Time Use Survey 2024 – Striking Findings

  1. Employment gap: Only 25% of women (15–59 yrs) in employment-related work, compared to 75% men, with women working fewer hours.
  2. Unpaid domestic work: 93% of women spend 7 hours daily; 70% of men do none.
  3. Care work: 41% of women vs. 21% of men engage in unpaid caregiving; men average barely 16 minutes daily.
  4. Total working hours: Women overall work longer hours than men but get less leisure, sleep, and nutrition time.

Government Narrative vs. Reality

  1. Official glorification: PIB (Feb 25, 2025) framed caregiving as reflecting the “Indian social fabric,” overlooking systemic gender exploitation.
  2. Policy translation: Anganwadi, mid-day meal, and ASHA workers, essentially extending domestic roles into the public sphere, are classified as “volunteers” with honorariums, not wages.
  3. Undervaluation: SBI 2023 study estimated ₹22.5 lakh crore annually (7% of GDP) as the value of women’s unpaid work, which subsidises male wages by reducing subsistence costs.

Towards an Alternative Approach

  1. Violence-free homes: Stronger social and legal frameworks against domestic violence and marital rape.
  2. Equal right to work: Recognition of men and women as equal primary workers with equal wages.
  3. Public provisioning: State-backed universal childcare, elderly care, quality health and education.
  4. Cultural reform: Move from “adjustment” to shared responsibility in domestic work.
  5. Recognition for scheme workers: Anganwadi, ASHA, mid-day meal staff to receive minimum wages and benefits as government employees.

Conclusion

The “domestic sphere” is not a private matter but a deeply political one, shaping both India’s democracy and economy. Unless women’s unpaid work, safety within homes, and dignity are recognised, slogans of empowerment will remain hollow.
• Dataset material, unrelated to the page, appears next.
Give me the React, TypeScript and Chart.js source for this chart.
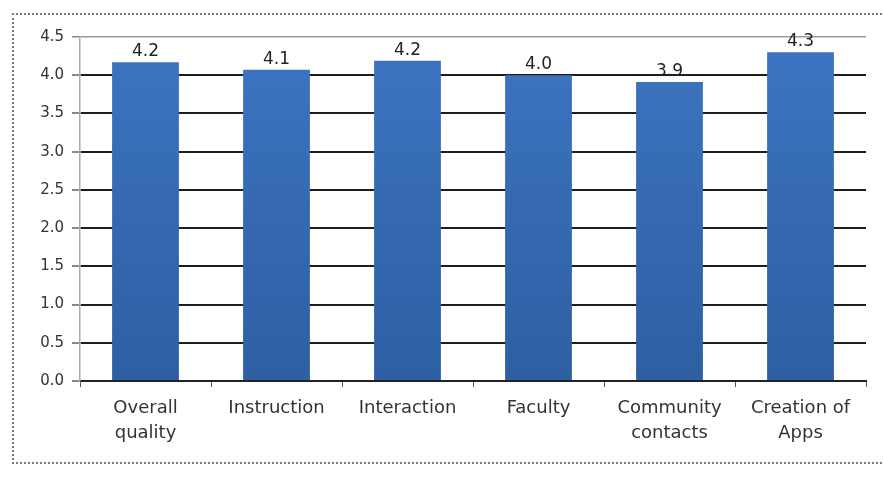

True nari shakti lies not in numerical glorification of caregiving, but in building a society where women’s labour, both paid and unpaid, receives justice.

PYQ Relevance

[UPSC 2019] “Empowering women is the key to control population growth”. Discuss.

Linkage: Empowerment of women through education, health access, and economic participation is directly correlated with declining fertility rates, as seen in states like Kerala and Tamil Nadu.

When women exercise agency over reproductive choices, population growth transitions from being a demographic challenge to a managed outcome.

Thus, population stabilisation in India is less about coercive policies and more about gender justice and empowerment-driven development.